> Dataset section:
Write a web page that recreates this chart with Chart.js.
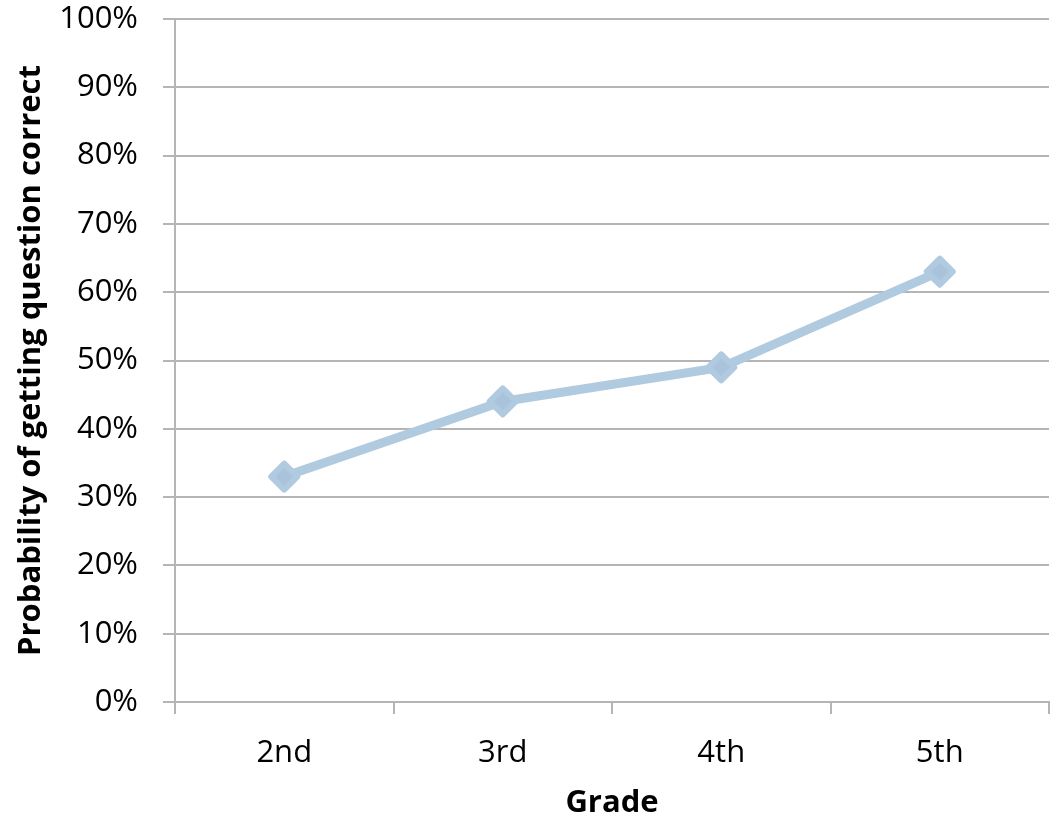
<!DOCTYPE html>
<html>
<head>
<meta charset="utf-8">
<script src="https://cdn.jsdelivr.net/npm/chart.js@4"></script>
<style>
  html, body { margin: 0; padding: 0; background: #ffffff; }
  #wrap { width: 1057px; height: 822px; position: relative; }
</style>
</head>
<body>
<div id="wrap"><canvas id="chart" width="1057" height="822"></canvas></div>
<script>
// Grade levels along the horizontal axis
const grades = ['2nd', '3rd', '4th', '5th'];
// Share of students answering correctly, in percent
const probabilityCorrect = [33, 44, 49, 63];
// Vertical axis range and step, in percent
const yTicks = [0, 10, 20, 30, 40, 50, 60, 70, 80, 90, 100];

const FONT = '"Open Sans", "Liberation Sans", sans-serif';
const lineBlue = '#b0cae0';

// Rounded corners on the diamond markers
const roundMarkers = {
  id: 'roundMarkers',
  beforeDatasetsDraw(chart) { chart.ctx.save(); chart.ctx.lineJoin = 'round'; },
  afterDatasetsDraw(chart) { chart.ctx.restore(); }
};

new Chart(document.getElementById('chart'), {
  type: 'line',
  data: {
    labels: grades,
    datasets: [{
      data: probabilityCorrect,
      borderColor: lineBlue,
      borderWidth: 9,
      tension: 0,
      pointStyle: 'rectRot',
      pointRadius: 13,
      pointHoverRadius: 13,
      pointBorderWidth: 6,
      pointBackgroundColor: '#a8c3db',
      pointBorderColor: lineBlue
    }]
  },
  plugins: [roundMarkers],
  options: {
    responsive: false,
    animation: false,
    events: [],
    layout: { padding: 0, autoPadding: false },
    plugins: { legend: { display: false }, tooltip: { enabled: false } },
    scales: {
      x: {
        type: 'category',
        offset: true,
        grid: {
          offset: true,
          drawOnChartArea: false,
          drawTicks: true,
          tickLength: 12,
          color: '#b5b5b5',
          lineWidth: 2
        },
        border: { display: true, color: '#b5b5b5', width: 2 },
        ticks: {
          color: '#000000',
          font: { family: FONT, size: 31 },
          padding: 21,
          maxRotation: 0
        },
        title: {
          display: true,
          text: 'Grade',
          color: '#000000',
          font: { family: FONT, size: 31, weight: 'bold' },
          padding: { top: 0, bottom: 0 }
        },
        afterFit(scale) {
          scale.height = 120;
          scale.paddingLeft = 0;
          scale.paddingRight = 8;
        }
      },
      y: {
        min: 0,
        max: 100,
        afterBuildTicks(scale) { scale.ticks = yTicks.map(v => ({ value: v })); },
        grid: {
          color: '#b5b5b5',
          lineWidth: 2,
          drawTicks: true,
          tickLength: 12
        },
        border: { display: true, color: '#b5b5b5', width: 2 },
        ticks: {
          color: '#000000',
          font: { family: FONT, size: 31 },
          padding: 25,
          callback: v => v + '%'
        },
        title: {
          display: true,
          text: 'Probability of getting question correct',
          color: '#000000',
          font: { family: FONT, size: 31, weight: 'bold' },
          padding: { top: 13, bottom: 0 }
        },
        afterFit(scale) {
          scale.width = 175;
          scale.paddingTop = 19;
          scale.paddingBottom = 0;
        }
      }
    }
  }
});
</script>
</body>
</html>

> Aim:
Go through the listing above and write it all out exactly, leaving out any picture.

> Problem solution:
Write a web page that recreates this chart with Chart.js.
<!DOCTYPE html>
<html>
<head>
<meta charset="utf-8">
<script src="https://cdn.jsdelivr.net/npm/chart.js@4"></script>
<style>
  html, body { margin: 0; padding: 0; background: #ffffff; }
  #wrap { width: 1057px; height: 822px; position: relative; }
</style>
</head>
<body>
<div id="wrap"><canvas id="chart" width="1057" height="822"></canvas></div>
<script>
// Grade levels along the horizontal axis
const grades = ['2nd', '3rd', '4th', '5th'];
// Share of students answering correctly, in percent
const probabilityCorrect = [33, 44, 49, 63];
// Vertical axis range and step, in percent
const yTicks = [0, 10, 20, 30, 40, 50, 60, 70, 80, 90, 100];

const FONT = '"Open Sans", "Liberation Sans", sans-serif';
const lineBlue = '#b0cae0';

// Rounded corners on the diamond markers
const roundMarkers = {
  id: 'roundMarkers',
  beforeDatasetsDraw(chart) { chart.ctx.save(); chart.ctx.lineJoin = 'round'; },
  afterDatasetsDraw(chart) { chart.ctx.restore(); }
};

new Chart(document.getElementById('chart'), {
  type: 'line',
  data: {
    labels: grades,
    datasets: [{
      data: probabilityCorrect,
      borderColor: lineBlue,
      borderWidth: 9,
      tension: 0,
      pointStyle: 'rectRot',
      pointRadius: 13,
      pointHoverRadius: 13,
      pointBorderWidth: 6,
      pointBackgroundColor: '#a8c3db',
      pointBorderColor: lineBlue
    }]
  },
  plugins: [roundMarkers],
  options: {
    responsive: false,
    animation: false,
    events: [],
    layout: { padding: 0, autoPadding: false },
    plugins: { legend: { display: false }, tooltip: { enabled: false } },
    scales: {
      x: {
        type: 'category',
        offset: true,
        grid: {
          offset: true,
          drawOnChartArea: false,
          drawTicks: true,
          tickLength: 12,
          color: '#b5b5b5',
          lineWidth: 2
        },
        border: { display: true, color: '#b5b5b5', width: 2 },
        ticks: {
          color: '#000000',
          font: { family: FONT, size: 31 },
          padding: 21,
          maxRotation: 0
        },
        title: {
          display: true,
          text: 'Grade',
          color: '#000000',
          font: { family: FONT, size: 31, weight: 'bold' },
          padding: { top: 0, bottom: 0 }
        },
        afterFit(scale) {
          scale.height = 120;
          scale.paddingLeft = 0;
          scale.paddingRight = 8;
        }
      },
      y: {
        min: 0,
        max: 100,
        afterBuildTicks(scale) { scale.ticks = yTicks.map(v => ({ value: v })); },
        grid: {
          color: '#b5b5b5',
          lineWidth: 2,
          drawTicks: true,
          tickLength: 12
        },
        border: { display: true, color: '#b5b5b5', width: 2 },
        ticks: {
          color: '#000000',
          font: { family: FONT, size: 31 },
          padding: 25,
          callback: v => v + '%'
        },
        title: {
          display: true,
          text: 'Probability of getting question correct',
          color: '#000000',
          font: { family: FONT, size: 31, weight: 'bold' },
          padding: { top: 13, bottom: 0 }
        },
        afterFit(scale) {
          scale.width = 175;
          scale.paddingTop = 19;
          scale.paddingBottom = 0;
        }
      }
    }
  }
});
</script>
</body>
</html>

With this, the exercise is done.